What if your calendar was just a text file?

This week I show you how to build a todo.txt-format calendar — which is of practical use all on its own — and optionally view today's events in your Obsidian daily note.

It is inspired by calendar.txt, but it's not that. Yes, I know Emacs can do it all. It's not that, either, by design.

Medium (includes blog post link) https://miscellaneplans.medium.com/how-to-create-a-plain-text-calendar-with-the-todo-txt-format-41f0ce6f093d
Blog https://ellanew.com/2026/05/11/plain-text-calendar-todo-txt

#ptpl #PlainText #calendar #obsidian

How to Create a Plain Text Calendar With the todo.txt Format

With Obsidian instructions for seeing today’s schedule in your daily note

Medium

@ellane Thanks for sharing this. I might give this a go (always a fan of low-tech solutions to every day problems).

What I *definitely* will be doing though, is putting all the metadata for my current organisation system at the front of the item moving forward - it does look so much cleaner!

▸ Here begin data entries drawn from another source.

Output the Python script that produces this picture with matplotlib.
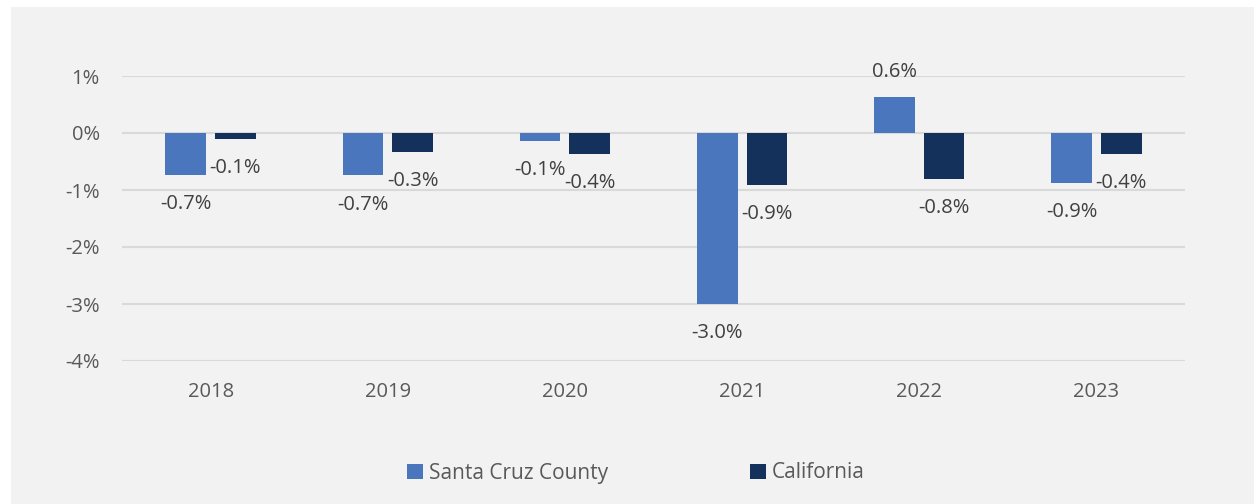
import matplotlib.pyplot as plt
import numpy as np
from matplotlib.patches import Rectangle

years = ["2018", "2019", "2020", "2021", "2022", "2023"]
santa_cruz = [-0.73, -0.745, -0.14, -3.0, 0.64, -0.87]
california = [-0.10, -0.33, -0.37, -0.91, -0.80, -0.37]
series_names = ["Santa Cruz County", "California"]

plt.rcParams['font.family'] = ['Open Sans', 'DejaVu Sans']

fig = plt.figure(figsize=(12.54, 5.04), dpi=100, facecolor='white')
# light gray chart area with a thin white margin at top/left
fig.patches.append(Rectangle((11 / 1254, 0), 1 - 11 / 1254, 1 - 7 / 504,
                             transform=fig.transFigure, facecolor='#f2f2f2',
                             edgecolor='none', zorder=-10))

ax = fig.add_axes([122 / 1254, 143 / 504, (1185 - 122) / 1254, (361 - 76) / 504])
ax.set_facecolor('none')
ax.set_zorder(1)

x = np.arange(len(years))
width = 0.23
offset = 0.14
colors = ['#4a76bd', '#13315a']

bars_sc = ax.bar(x - offset, santa_cruz, width, color=colors[0], label=series_names[0], zorder=3)
bars_ca = ax.bar(x + offset, california, width, color=colors[1], label=series_names[1], zorder=3)

# data labels just outside the bar end
for bars, vals in [(bars_sc, santa_cruz), (bars_ca, california)]:
    for b, v in zip(bars, vals):
        xc = b.get_x() + b.get_width() / 2
        dy = 18 if v >= 0 else -21
        ax.annotate(f"{v:.1f}%", (xc, v), xytext=(0, dy), textcoords='offset points',
                    ha='center', va='center', fontsize=14.5, color='#404040')

ax.set_xlim(-0.5, len(years) - 0.5)
ax.set_ylim(-4, 1)
ax.set_yticks(np.arange(-4, 2, 1))
ax.set_yticklabels([f"{t}%" for t in range(-4, 2)])
ax.set_xticks(x)
ax.set_xticklabels(years)
ax.tick_params(axis='both', length=0, labelsize=14.5, labelcolor='#595959')
ax.tick_params(axis='y', pad=16)
ax.tick_params(axis='x', pad=15)
ax.grid(axis='y', color='#d9d9d9', linewidth=1.5, zorder=0)
for s in ax.spines.values():
    s.set_visible(False)

fig.legend(loc='center', bbox_to_anchor=(636 / 1254, 1 - 473 / 504), ncol=2,
           frameon=False, fontsize=15, labelcolor='#595959', handlelength=0.75,
           handleheight=0.75, handletextpad=0.3, columnspacing=6.8)

plt.savefig('out.png', dpi=100, facecolor=fig.get_facecolor())
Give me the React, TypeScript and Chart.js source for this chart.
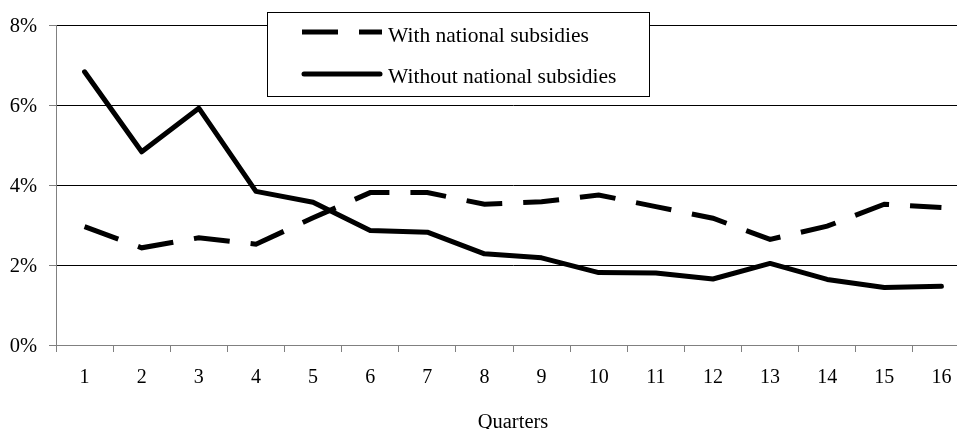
import React, { useEffect, useRef } from "react";
import { Chart, registerables } from "chart.js";

Chart.register(...registerables);

const quarters = ["1", "2", "3", "4", "5", "6", "7", "8", "9", "10", "11", "12", "13", "14", "15", "16"];
const withSubsidies = [2.96, 2.43, 2.68, 2.52, 3.18, 3.81, 3.81, 3.52, 3.58, 3.75, 3.46, 3.17, 2.64, 2.97, 3.52, 3.44];
const withoutSubsidies = [6.83, 4.83, 5.92, 3.84, 3.57, 2.86, 2.82, 2.28, 2.18, 1.81, 1.80, 1.65, 2.04, 1.64, 1.44, 1.47];
const yTicks = [0, 2, 4, 6, 8];
const seriesLabels = ["With national subsidies", "Without national subsidies"];
const xTitle = "Quarters";

const FONT = "'Liberation Serif', 'Times New Roman', serif";

const boxLegend = {
  id: "boxLegend",
  afterDatasetsDraw(chart: any) {
    const ctx = chart.ctx;
    const x0 = 267.5, y0 = 12.5, w = 382, h = 84;
    ctx.save();
    ctx.fillStyle = "#ffffff";
    ctx.fillRect(x0, y0, w, h);
    ctx.strokeStyle = "#000000";
    ctx.lineWidth = 1;
    ctx.setLineDash([]);
    ctx.strokeRect(x0, y0, w, h);
    chart.data.datasets.forEach((ds: any, i: number) => {
      const ly = i === 0 ? 32 : 74;
      ctx.beginPath();
      ctx.setLineDash(ds.borderDash || []);
      ctx.lineWidth = ds.borderWidth;
      ctx.strokeStyle = ds.borderColor;
      ctx.lineCap = ds.borderCapStyle || "butt";
      ctx.moveTo(i === 0 ? 302 : 304, ly);
      ctx.lineTo(i === 0 ? 382 : 380, ly);
      ctx.stroke();
      ctx.setLineDash([]);
      ctx.fillStyle = "#000000";
      ctx.font = `21.5px ${FONT}`;
      ctx.textBaseline = "alphabetic";
      ctx.textAlign = "left";
      ctx.fillText(ds.label, 388, i === 0 ? 42 : 83);
    });
    ctx.restore();
  },
};

export default function App() {
  const ref = useRef<HTMLCanvasElement | null>(null);
  useEffect(() => {
    if (!ref.current) return;
    const chart = new Chart(ref.current, {
      type: "line",
      data: {
        labels: quarters,
        datasets: [
          {
            label: seriesLabels[0],
            data: withSubsidies,
            borderColor: "#000000",
            backgroundColor: "#000000",
            borderWidth: 5,
            borderDash: [36, 21],
            borderCapStyle: "butt",
            borderJoinStyle: "miter",
            pointRadius: 0,
            tension: 0,
            fill: false,
          },
          {
            label: seriesLabels[1],
            data: withoutSubsidies,
            borderColor: "#000000",
            backgroundColor: "#000000",
            borderWidth: 5,
            borderCapStyle: "round",
            borderJoinStyle: "round",
            pointRadius: 0,
            tension: 0,
            fill: false,
          },
        ],
      },
      options: {
        responsive: false,
        animation: false,
        devicePixelRatio: 1,
        layout: { padding: { top: 25, right: 5, left: 0, bottom: 0 } },
        plugins: { legend: { display: false }, tooltip: { enabled: false }, title: { display: false } },
        scales: {
          x: {
            type: "category",
            offset: true,
            grid: { offset: true, drawOnChartArea: false, drawTicks: true, tickLength: 7, tickColor: "#808080", lineWidth: 1 },
            border: { color: "#808080", width: 1 },
            ticks: { font: { family: FONT, size: 20 }, color: "#000000", padding: 14, maxRotation: 0, autoSkip: false },
            title: { display: true, text: xTitle, color: "#000000", font: { family: FONT, size: 20.5, lineHeight: 1 }, padding: { top: 0, bottom: 0 } },
            afterFit: (s: any) => { s.height = 88; },
          },
          y: {
            min: 0,
            max: 8,
            afterBuildTicks: (s: any) => { s.ticks = yTicks.map((v) => ({ value: v })); },
            ticks: { font: { family: FONT, size: 20.5 }, color: "#000000", padding: 12, labelOffset: 2, callback: (v: any) => `${v}%` },
            grid: {
              color: (c: any) => (c.tick && c.tick.value === 0 ? "#808080" : "#000000"),
              tickLength: 7,
              tickColor: "#808080",
              lineWidth: 1,
            },
            border: { color: "#808080", width: 1 },
            afterFit: (s: any) => { s.width = 56; },
          },
        },
      },
      plugins: [boxLegend],
    });
    return () => chart.destroy();
  }, []);
  return (
    <div style={{ position: "fixed", left: 0, top: 0, width: 957, height: 429, overflow: "hidden", background: "#fff" }}>
      <canvas ref={ref} width={975} height={433} style={{ display: "block" }} />
    </div>
  );
}
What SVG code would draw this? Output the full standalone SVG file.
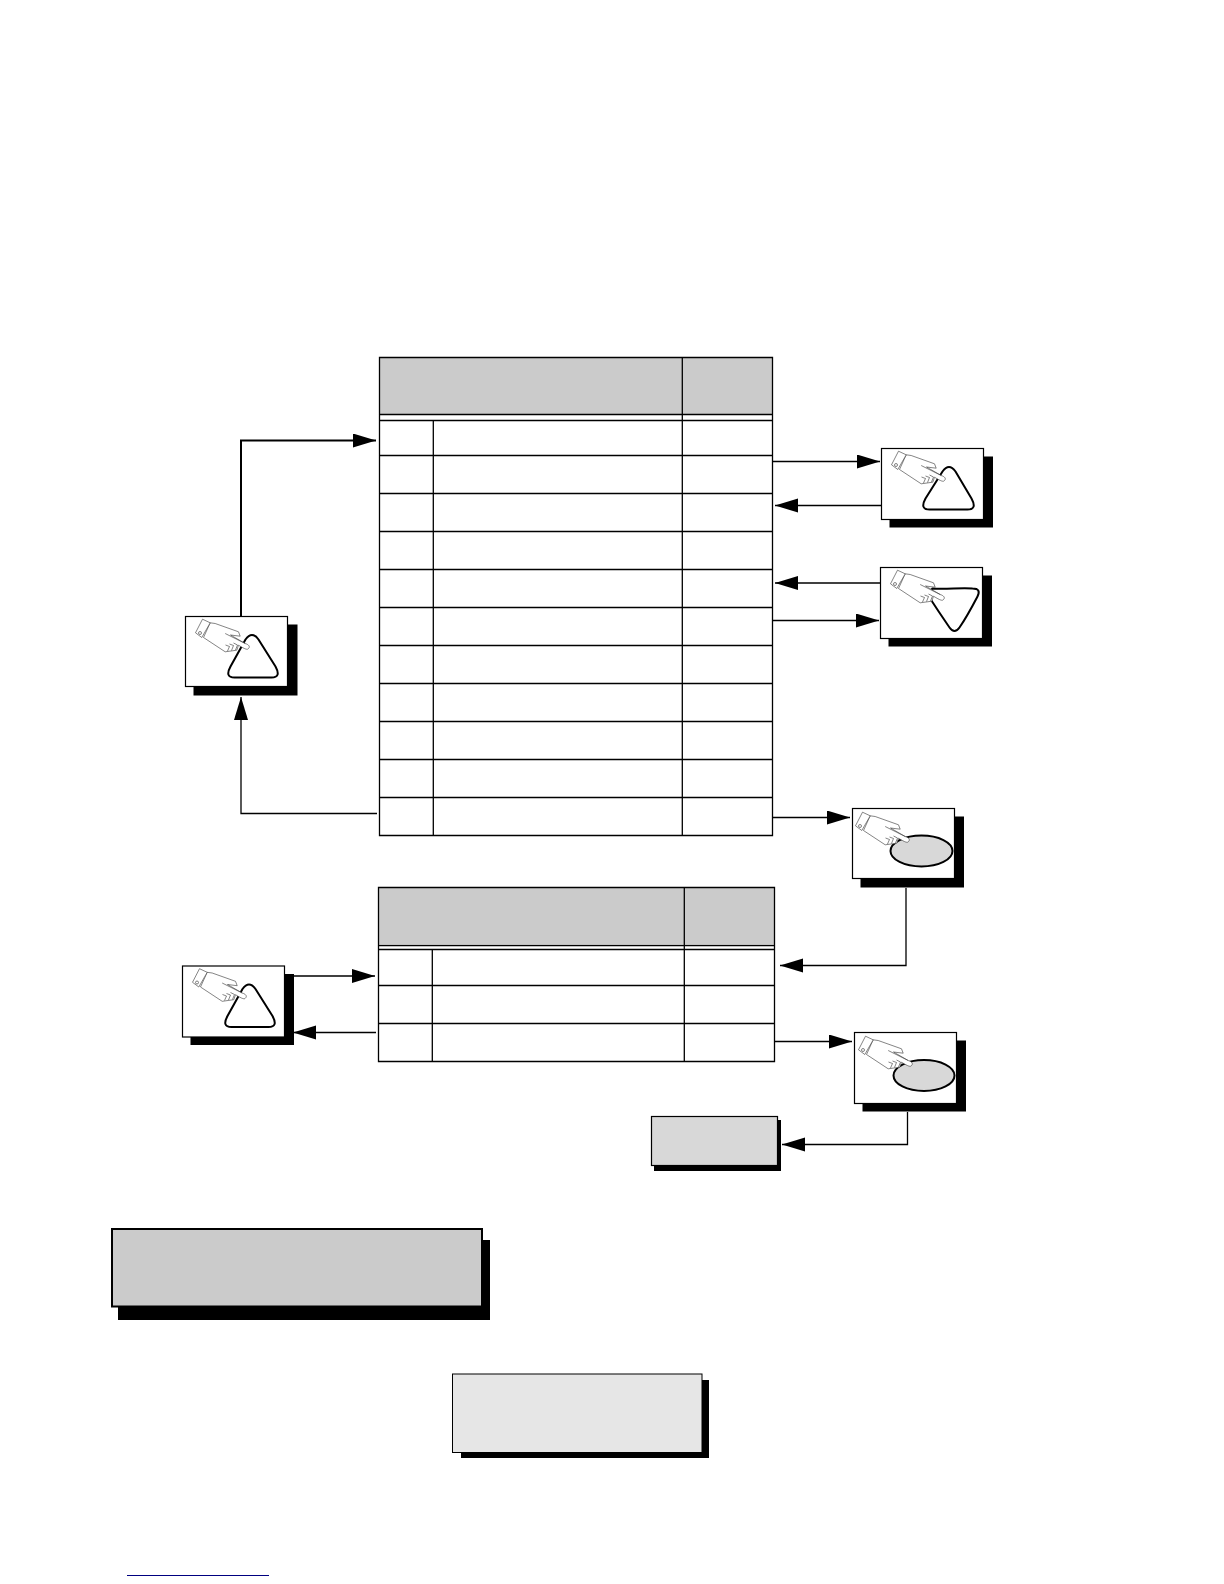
<svg xmlns="http://www.w3.org/2000/svg" xmlns:xlink="http://www.w3.org/1999/xlink" width="1224" height="1584" viewBox="0 0 1224 1584">
<style>
.tb{fill:none;stroke:#000;stroke-width:1.3}
.hdr{fill:#cbcbcb;stroke:none}
.card{fill:#fff;stroke:#000;stroke-width:1.2}
.sh{fill:#000;stroke:none}
.tri{fill:#fff;stroke:#000;stroke-width:2;stroke-linejoin:round}
.el{fill:#d8d8d8;stroke:#000;stroke-width:2}
.h{fill:#fff;stroke:#333;stroke-width:.6;stroke-linejoin:round}
.c{stroke:#000;stroke-width:1.3;fill:none}
.cb{stroke:#000;stroke-width:2;fill:none}
</style>
<defs>
<marker id="a" markerUnits="userSpaceOnUse" markerWidth="24" markerHeight="16" refX="23" refY="7" orient="auto"><path d="M0 0L23 7L0 14Z" fill="#000"/></marker>
<g id="hand">
<path class="h" d="M24.7 6.3L29.7 7L53 15.3L54.7 19.7L45 18.5L59.7 27C63 28 65 30 63 32C62 33.5 60 33 53 28.7L51.3 33.7L39.7 35.3L18 21Z"/>
<path class="h" d="M17 2.7L24.7 6.3L16.3 21L10 16.3Z"/>
<circle class="h" cx="14.5" cy="16.5" r="1.5"/>
<path class="h" d="M39.7 17L59.7 27M40 28.5L44 30L42 34.5M44 27.5L48 29L46 34M48 26.5L52 28.5L50 33.5"/>
</g>
</defs>
<rect width="1224" height="1584" fill="#fff"/>

<g id="table1">
<rect class="hdr" x="379.5" y="357.5" width="392.5" height="57"/>
<path class="tb" d="M379.5 357.5H772.5V835.5H379.5ZM682.3 357.5V835.5M433.3 420.5V835.5M379.5 414.5H772.5M379.5 420.5H772.5M379.5 455.5H772.5M379.5 493.5H772.5M379.5 531.5H772.5M379.5 569.5H772.5M379.5 607.5H772.5M379.5 645.5H772.5M379.5 683.5H772.5M379.5 721.5H772.5M379.5 759.5H772.5M379.5 797.5H772.5"/>
</g>
<g id="table2">
<rect class="hdr" x="378.5" y="887.5" width="396" height="56.5"/>
<path class="tb" d="M378.5 887.5H774.5V1061.5H378.5ZM684.3 887.5V1061.5M432.3 949.5V1061.5M378.5 945.5H774.5M378.5 949.5H774.5M378.5 985.5H774.5M378.5 1023.5H774.5"/>
</g>

<g id="connectors">
<path class="cb" marker-end="url(#a)" d="M241 616V440.5H376"/>
<path class="c" marker-end="url(#a)" d="M377 813.5H241V697"/>
<path class="c" marker-end="url(#a)" d="M773 461.5H880"/>
<path class="c" marker-end="url(#a)" d="M881 505.5H775"/>
<path class="c" marker-end="url(#a)" d="M880 583H775"/>
<path class="c" marker-end="url(#a)" d="M773 620.5H879"/>
<path class="c" marker-end="url(#a)" d="M773 817.5H850"/>
<path class="c" marker-end="url(#a)" d="M906 888V965.5H780"/>
<path class="c" marker-end="url(#a)" d="M293 976H375"/>
<path class="c" marker-end="url(#a)" d="M376 1032.5H293"/>
<path class="c" marker-end="url(#a)" d="M775 1041.5H852"/>
<path class="c" marker-end="url(#a)" d="M907.5 1112V1144.5H782"/>
</g>

<g id="n-left-up" transform="translate(185.5 616.5)">
<rect class="sh" x="8" y="8" width="104" height="71"/><rect class="card" width="102" height="70"/>
<path class="tri" d="M60 23Q66.5 14 73 23L90 50Q96 61 86 61H49Q39 61 45 50Z"/>
<use href="#hand" xlink:href="#hand"/>
</g>
<g id="n-right-up" transform="translate(881.5 448.5)">
<rect class="sh" x="8" y="8" width="103.5" height="71"/><rect class="card" width="102" height="71"/>
<path class="tri" d="M61 23Q67.5 14 74 23L90 50Q96 61 86 61H48Q38 61 44 50Z"/>
<use href="#hand" xlink:href="#hand"/>
</g>
<g id="n-right-down" transform="translate(880.5 567.5)">
<rect class="sh" x="8" y="8" width="103.5" height="71"/><rect class="card" width="102" height="71"/>
<path class="tri" d="M52 21C66 22 80 20 92 21Q101 21 97 29Q86 50 79 60Q74 67 69 60Q58 44 47 27Z"/>
<use href="#hand" xlink:href="#hand"/>
</g>
<g id="n-ellipse-1" transform="translate(852.5 808.5)">
<rect class="sh" x="8" y="8" width="103.5" height="71"/><rect class="card" width="102" height="70"/>
<ellipse class="el" cx="69" cy="42.5" rx="31" ry="15.5"/>
<use href="#hand" xlink:href="#hand" x="-7" y="1"/>
</g>
<g id="n-left-2" transform="translate(182.5 966)">
<rect class="sh" x="8" y="8" width="103.5" height="71"/><rect class="card" width="102" height="71"/>
<path class="tri" d="M60 23Q66.5 14 73 23L90 50Q96 61 86 61H49Q39 61 45 50Z"/>
<use href="#hand" xlink:href="#hand"/>
</g>
<g id="n-ellipse-2" transform="translate(854.5 1032.5)">
<rect class="sh" x="8" y="8" width="103.5" height="71"/><rect class="card" width="102" height="71"/>
<ellipse class="el" cx="69.5" cy="43" rx="30.5" ry="15.5"/>
<use href="#hand" xlink:href="#hand" x="-6" y="1"/>
</g>
<g id="n-small">
<rect class="sh" x="654" y="1120" width="127" height="51"/>
<rect class="card" style="fill:#d8d8d8" x="651.5" y="1116.5" width="126" height="49"/>
</g>
<g id="n-big">
<rect class="sh" x="118" y="1240" width="372" height="80"/>
<rect class="card" style="fill:#cbcbcb;stroke-width:2" x="112" y="1229" width="370" height="77.5"/>
</g>
<g id="n-light">
<rect class="sh" x="461" y="1380" width="248" height="78"/>
<rect class="card" style="fill:#e6e6e6;stroke-width:1" x="452.5" y="1374" width="249.5" height="78.5"/>
</g>
<path id="link-line" d="M127 1575.5H269" stroke="#000080" stroke-width="1.2" fill="none"/>
</svg>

@willrc Yes, that metadata does look spiffy when all lined up!
@ellane Another great article! Thank you for taking the time to write it!

@ellane while not todo.txt format, I've used remind(1) for quite a while. It also uses a #plaintext DSL for creating calendar events that is more powerful than any other calendar application I've ever used. And being just a CLI application, it plays well with other Unixy tools, allowing for incoming events to be scripted, and output to feed other scripts.

https://dianne.skoll.ca/projects/remind/

Dianne Skoll's Web Site - Remind - Software Projects

@ellane Very cool! Do you think you would still use this system if you didn't have Obsidian?